We note the recurrence of actors and types: Jourdan is again the jeune premier—his first film roles were for Marc Allégret (Le corsair, interrupted by the declaration of war in 1939, and La comédie du bonheur). Daniel Gélin makes a brief appearance in a party scene. Blier’s tender and self-sacrificing role is much like Ledoux’s in Premier rendez-vous.
And here are fresh new faces: Danièle Girard aka Delorme. Also cast was her former lover, now friend, the ethereal Gérard Philipe. (Allégret had wanted them, at the ages of 19 and 15, for the adolescent couple in Colette’s Le blé en herbe. Alas, neither was “name” enough to attract financing; the book remained unadapted until Claude Autant-Lara’s 1954 version.)
The film was shot in the South of France, in Nice, at the Studios de La Victorine, a hotbed of cinematic activity during the Occupation (many actors and technicians fled south to the unoccupied Riviera). The cast of Les petites lived and ate together, sometimes with rooms at the Negresco, sometimes pooling potatoes, in a magically carefree bubble.
THERE is a freshness and an unexpectedness to this film—the dénouement will surprise you—that is in complete contrast to the established Decoin-Darrieux genre. Instead of the clear star-ensemble hierarchy of Rendez-vous, Les Petites is a narrative democracy featuring a well-characterized quartet of sisters. Their shared bedroom, shabby but light-filled and lovable, is exquisitely captured by master cinematographer Henri Alekan. (He also creates a gauzy, sinister dreamworld with dimmed lights during a party game.)

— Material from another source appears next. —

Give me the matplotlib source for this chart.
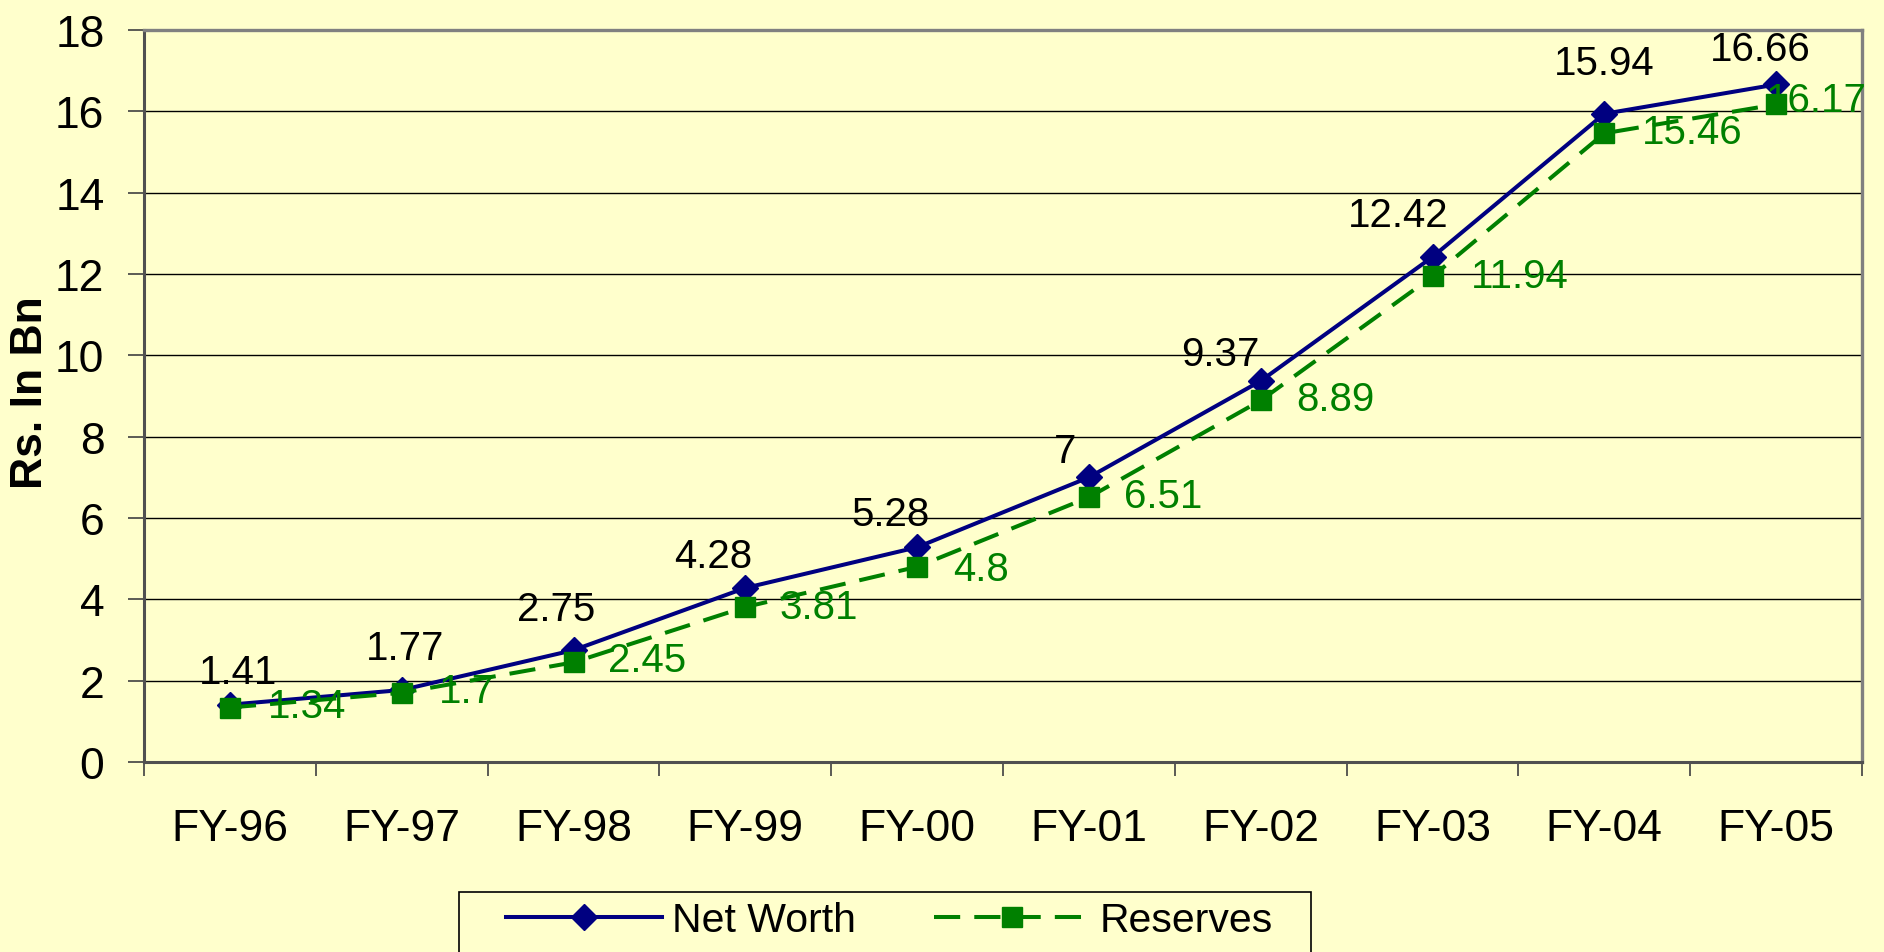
import matplotlib
matplotlib.use("Agg")
import matplotlib.pyplot as plt
from matplotlib.lines import Line2D
from matplotlib.patches import Rectangle

# ---- data ----
categories = ["FY-96", "FY-97", "FY-98", "FY-99", "FY-00", "FY-01", "FY-02", "FY-03", "FY-04", "FY-05"]
net_worth = [1.41, 1.77, 2.75, 4.28, 5.28, 7, 9.37, 12.42, 15.94, 16.66]
reserves = [1.34, 1.7, 2.45, 3.81, 4.8, 6.51, 8.89, 11.94, 15.46, 16.17]
nw_labels = ["1.41", "1.77", "2.75", "4.28", "5.28", "7", "9.37", "12.42", "15.94", "16.66"]
rs_labels = ["1.34", "1.7", "2.45", "3.81", "4.8", "6.51", "8.89", "11.94", "15.46", "16.17"]
yticks = [0, 2, 4, 6, 8, 10, 12, 14, 16, 18]

# label offsets (pixels) as placed in the original
nw_dx = [8, 3, -17, -32, -27, -24, -40, -34, 0, -16]
nw_gap = [22, 31, 30, 21, 22, 15, 16, 31, 40, 24]
rs_dx = [38, 37, 35, 34, 36, 35, 36, 38, 38, -10]
rs_dy = [-2, -2, -2, 0, 2, -1, -1, 0, -1, -4]

BG = "#FFFFCC"
BLUE = "#000080"
GREEN = "#008000"
W, H = 1884, 953
PX = 0.72  # points per pixel at 100 dpi

plt.rcParams['font.family'] = ['Liberation Sans', 'DejaVu Sans']

fig = plt.figure(figsize=(W / 100, H / 100), dpi=100, facecolor=BG)
ax = fig.add_axes([144 / W, 1 - 763 / H, (1862 - 144) / W, (763 - 31) / H])
ax.set_facecolor(BG)

x = list(range(len(categories)))
ax.plot(x, net_worth, color=BLUE, lw=2.9, marker="D", ms=13,
        mfc=BLUE, mec=BLUE, zorder=3, label="Net Worth")
ax.plot(x, reserves, color=GREEN, lw=2.9, ls=(0, (6.5, 3.5)), marker="s", ms=15,
        mfc=GREEN, mec=GREEN, zorder=4, label="Reserves")

for i in x:
    ax.annotate(nw_labels[i], (i, net_worth[i]), xytext=(nw_dx[i] * PX, nw_gap[i] * PX),
                textcoords="offset points", ha="center", va="baseline",
                fontsize=29, color="black", zorder=6, annotation_clip=False)
    ax.annotate(rs_labels[i], (i, reserves[i]), xytext=(rs_dx[i] * PX, -rs_dy[i] * PX),
                textcoords="offset points", ha="left", va="center",
                fontsize=29, color=GREEN, zorder=6, annotation_clip=False)

ax.set_xlim(-0.5, len(categories) - 0.5)
ax.set_ylim(0, 18)
ax.set_yticks(yticks)
ax.set_yticklabels([str(v) for v in yticks], fontsize=32)
ax.set_xticks(x)
ax.set_xticklabels(categories, fontsize=32)
ax.set_xticks([i - 0.5 for i in range(len(categories) + 1)], minor=True)
ax.tick_params(axis="x", which="major", length=0, pad=33)
ax.tick_params(axis="x", which="minor", length=10, width=1.2, direction="out", color="#404040")
ax.tick_params(axis="y", which="major", length=11.5, width=1.2, direction="out", pad=17, color="#404040")
ax.grid(axis="y", color="black", lw=1.0, zorder=1)
ax.set_axisbelow(True)

for side in ["top", "right"]:
    ax.spines[side].set_color("#808080")
    ax.spines[side].set_linewidth(2.4)
for side in ["left", "bottom"]:
    ax.spines[side].set_color("#505050")
    ax.spines[side].set_linewidth(2.2)

fig.text(31 / W, 1 - 392.5 / H, "Rs. In Bn", rotation=90, ha="center", va="center",
         fontsize=32, fontweight="bold")

handles = [
    Line2D([], [], color=BLUE, lw=2.9, marker="D", ms=13, mfc=BLUE, mec=BLUE),
    Line2D([], [], color=GREEN, lw=2.9, ls=(0, (6.5, 3.5)), marker="s", ms=15, mfc=GREEN, mec=GREEN),
]
fig.legend(handles, ["Net Worth", "Reserves"], loc="center left",
           bbox_to_anchor=(506 / W, 1 - 921 / H), ncol=2, frameon=False,
           fontsize=29.5, handlelength=3.8, handletextpad=0.25, columnspacing=1.9,
           borderpad=0, borderaxespad=0)
fig.add_artist(Rectangle((459 / W, 1 - 965 / H), (1311 - 459) / W, (965 - 893) / H,
                         transform=fig.transFigure, facecolor="none", edgecolor="black",
                         lw=1.2, clip_on=False))

fig.savefig("out.png", dpi=100, facecolor=BG)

The film turns toward home and family as Rendez-vous (going from orphanage to boarding school to a train towards a new life) did not. There is even a paterfamilias who, though eccentric, cuckolded and abandoned by his wife (and called by his first name by his daughters), can issue a decree of banishment to an erring child and still be obeyed. The film’s last moments reminded me of both Giulietta Masina’s walk among the singing young people in Le Nozze di Cabiria and the creampuff in the childhood scenes of Once Upon a Time in America. Youth will have its way, venerated especially during a wartime that’s been kept at arm’s length throughout the film.
The Liberation was a little over a year away when Les petites finished shooting. Danièle, returned to Paris, would soon be able to welcome her mother back from a Czechoslovakian concentration camp. She and Gélin would marry and form the emblematic St. Germain des Prés couple, “The Daniels.” In 1949, she would become a star in Jacqueline Audry’s Gigi; a few months later, he would embody post-war youth in Jacques Becker’s Rendez-vous de juillet.
[1] This affair lay behind Darrieux’s participation in the notorious trip to Berlin with other Continental stars; she was able to trade her appearance there for Rubirosa’s freedom from German internment and return to France with him. (These events would have a significant effect on her personal life and her future career.)